Thirty-two people, including the former chief executive of Italy’s motorway operator, have been convicted over the 2018 collapse of a bridge in Genoa that killed 43 people. The verdict was delivered in a hushed courtroom in the north-western Italian city on Thursday.
Sentences handed down
Giovanni Castellucci, former boss of Autostrade per l’Italia, received the highest sentence of 12 years in prison. He was convicted of complicity in multiple counts of manslaughter through negligence. His lawyers said they would appeal, arguing that as CEO their client had relied on Italy’s leading engineers. They called the verdict “a defeat for the truth”.
In total, 32 people were convicted and handed sentences ranging from one year and 11 months to 12 years. Others were either found not guilty, or lesser charges had expired under the statute of limitations.
One of Italy's worst tragedies
The Morandi Bridge collapsed on 14 August 2018 during a summer storm. A 50-metre section of the bridge fell away, sending vehicles plunging onto warehouses and a riverbed below. It was one of the worst tragedies in modern Italian history.
The trial became both a search for accountability over one of Italy’s worst infrastructure disasters and a test of the country’s notoriously slow justice system. The collapse of the 51-year-old bridge stunned Italy and exposed deep concerns over the safety of the country’s ageing infrastructure.
Conflicting arguments
Prosecutors argued that years of neglected maintenance, ignored warning signs and repeated delays to safety works contributed to the collapse. They alleged that essential repairs were postponed while the motorway operator continued to generate and distribute profits.
Defence lawyers rejected those claims, arguing that the disaster was caused by a fatal flaw in the bridge’s original design, specifically the failure of stay cable No 9, and that no maintenance programme could have prevented the collapse.
Victims react
There was silence as the judge read out the verdicts in a courtroom packed with about 400 relatives of the victims, lawyers, journalists and members of the public. Some relatives embraced and wept. Others said they needed time to come to terms with what the court had decided.

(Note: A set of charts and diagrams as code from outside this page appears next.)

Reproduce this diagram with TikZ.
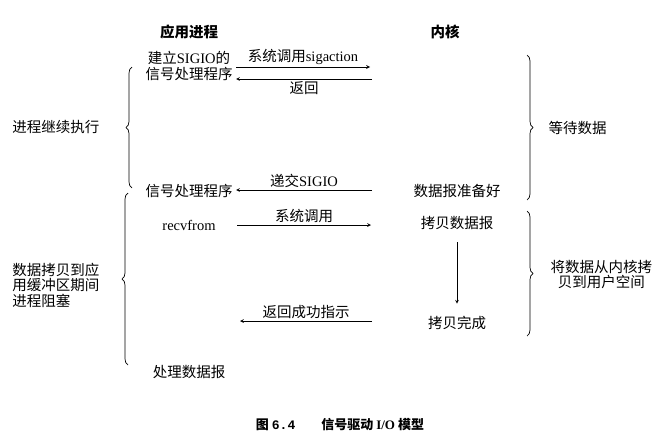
\documentclass[tikz,border=0pt]{standalone}
\usepackage{fontspec}
\setmainfont{Noto Sans CJK SC}
\newfontfamily\latin{Liberation Serif}
\newfontfamily\mono{Liberation Mono}
\usepackage{tikz}
\usetikzlibrary{positioning, decorations.pathreplacing}

\begin{document}
\begin{tikzpicture}[
    x=1pt, y=-1pt,
    txt/.style={align=center, font=\fontsize{14.5}{15.5}\selectfont},
    head/.style={txt, font=\fontsize{14.5}{15.5}\selectfont\bfseries},
    lbl/.style={txt, inner sep=2pt},
    arrow/.style={->, >=stealth, line width=0.7pt},
    brace/.style={decorate, decoration={brace, amplitude=6pt}, line width=0.7pt}
]
    \useasboundingbox (0,0) rectangle (661,442);

    \node (app) [head] at (189,32) {应用进程};
    \node (kern) [head] at (445,32) {内核};
    \node (setup) [txt, below of=app, node distance=34pt] {建立{\latin SIGIO}的\\信号处理程序};
    \node (handler) [txt, below of=setup, node distance=125pt] {信号处理程序};
    \node (recv) [txt, below of=handler, node distance=34pt] {{\latin recvfrom}};
    \node (proc) [txt, below of=recv, node distance=147pt] {处理数据报};
    \node (ready) [txt, below of=kern, node distance=159pt, xshift=12pt] {数据报准备好};
    \node (copy) [txt, below of=ready, node distance=32pt] {拷贝数据报};
    \node (done) [txt, below of=copy, node distance=100pt] {拷贝完成};
    \node (cap) [font=\fontsize{13}{15}\selectfont\bfseries] at (340,425) {图~{\mono 6.4}\qquad 信号驱动~{\latin I/O}~模型};

    \coordinate (k1) at (370,67);
    \coordinate (k2) at (372,79);
    \coordinate (k3) at (372,190);
    \coordinate (k4) at (371,224);
    \coordinate (k5) at (372,321);
    \coordinate (r5) at (240,321);

    \draw [arrow] (setup.east |- k1) -- (k1) node [lbl, midway, above] {系统调用{\latin sigaction}};
    \draw [arrow] (k2) -- (setup.east |- k2) node [lbl, midway, below] {返回};
    \draw [arrow] (k3) -- (handler.east |- k3) node [lbl, midway, above] {递交{\latin SIGIO}};
    \draw [arrow] ([xshift=18pt]recv.east) -- (recv.east -| k4) node [lbl, midway, above] {系统调用};
    \draw [arrow] (k5) -- (r5) node [lbl, midway, above] {返回成功指示};
    \draw [arrow, shorten <=9pt, shorten >=9pt] (copy) -- (done);

    \draw [brace] (132,188) -- (132,67) node [txt, midway, left=29pt] (cont) {进程继续执行};
    \draw [brace] (128,365) -- (128,193) node [txt, midway, left=25pt, yshift=-6pt, align=left] (block) {数据拷贝到应\\用缓冲区期间\\进程阻塞};
    \draw [brace] (527,55) -- (527,200) node [txt, midway, right=18pt] (wait) {等待数据};
    \draw [brace] (527,211) -- (527,336) node [txt, midway, right=20pt, yshift=-1pt] (move) {将数据从内核拷\\贝到用户空间};
\end{tikzpicture}
\end{document}
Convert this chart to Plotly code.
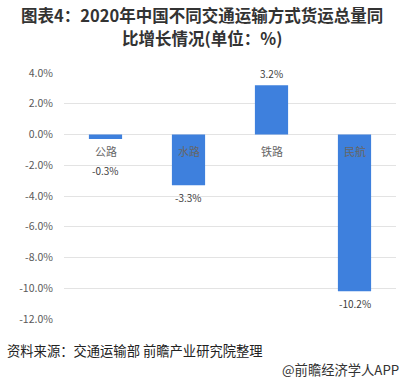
import plotly.graph_objects as go

categories = ["公路", "水路", "铁路", "民航"]
values = [-0.3, -3.3, 3.2, -10.2]
value_labels = ["-0.3%", "-3.3%", "3.2%", "-10.2%"]
tick_vals = [4, 2, 0, -2, -4, -6, -8, -10, -12]

FONT = "Noto Sans CJK SC, Microsoft YaHei, sans-serif"

W, H = 404, 381
L, R, T, B = 64, 8, 73, 62
PW, PH = W - L - R, H - T - B


def px(x):
    return (x - L) / PW


def py(y):
    return (H - B - y) / PH


fig = go.Figure()
fig.add_trace(go.Bar(
    x=categories, y=values, width=0.4,
    marker=dict(color="#3E80DD", line=dict(width=0)),
    hoverinfo="skip",
))

annotations = []
for c in categories:
    annotations.append(dict(x=c, y=0, xref="x", yref="y", text=c, showarrow=False,
                            yanchor="top", yshift=-6,
                            font=dict(family=FONT, size=11, color="#666666")))
for c, v, t in zip(categories, values, value_labels):
    if v >= 0:
        annotations.append(dict(x=c, y=v, xref="x", yref="y", text=t, showarrow=False,
                                yanchor="bottom", yshift=2,
                                font=dict(family=FONT, size=10, color="#404040")))
    else:
        shift = -22 if v > -1 else -3
        annotations.append(dict(x=c, y=v, xref="x", yref="y", text=t, showarrow=False,
                                yanchor="top", yshift=shift,
                                font=dict(family=FONT, size=10, color="#404040")))

annotations.append(dict(x=px(202), y=py(15), xref="paper", yref="paper", xanchor="center", yanchor="middle",
                        showarrow=False,
                        text="<b>图表4：2020年中国不同交通运输方式货运总量同</b>",
                        font=dict(family=FONT, size=16.5, color="#333333")))
annotations.append(dict(x=px(202), y=py(38), xref="paper", yref="paper", xanchor="center", yanchor="middle",
                        showarrow=False,
                        text="<b>比增长情况(单位：%)</b>",
                        font=dict(family=FONT, size=16.5, color="#333333")))
annotations.append(dict(x=px(5), y=py(350), xref="paper", yref="paper", xanchor="left", yanchor="middle",
                        showarrow=False, text="资料来源：交通运输部 前瞻产业研究院整理",
                        font=dict(family=FONT, size=13.3, color="#222222")))
annotations.append(dict(x=px(401), y=py(369), xref="paper", yref="paper", xanchor="right", yanchor="middle",
                        showarrow=False, text="@前瞻经济学人APP",
                        font=dict(family=FONT, size=13.3, color="#333333")))

fig.update_layout(
    width=W, height=H,
    margin=dict(l=L, r=R, t=T, b=B, autoexpand=False),
    paper_bgcolor="white", plot_bgcolor="white",
    showlegend=False,
    annotations=annotations,
    font=dict(family=FONT),
    xaxis=dict(showticklabels=False, showgrid=False, zeroline=False, showline=False,
               range=[-0.5, 3.5], fixedrange=True),
    yaxis=dict(range=[-12, 4], tickvals=tick_vals,
               ticktext=[f"{v:.1f}%" for v in tick_vals],
               showgrid=True, gridcolor="#E3E3E3", gridwidth=1,
               zeroline=True, zerolinecolor="#E3E3E3", zerolinewidth=1,
               showline=False, ticks="outside", ticklen=8, tickcolor="rgba(0,0,0,0)",
               tickfont=dict(family=FONT, size=10.5, color="#595959"), automargin=False),
)

fig.write_html("out.html", config={"displayModeBar": False},
               post_script="document.body.style.margin='0px';document.body.style.overflow='hidden';")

“We need to better understand the ruling; there are a large number of defendants involved,” Egle Possetti, a spokesperson for the victims, who lost her sister, brother-in-law and her sister’s two children in the tragedy, told Reuters.
Political aftermath
The disaster also triggered a political battle over control of Italy’s motorway network, ending with the Benetton family relinquishing its controlling stake in Autostrade per l’Italia. The remains of the Morandi Bridge were demolished and replaced by the Genoa San Giorgio Bridge, designed by the Genoa-born architect Renzo Piano, who donated the project to his home town. The new bridge, which opened in August 2020, features sail-shaped elements inspired by the city’s maritime heritage.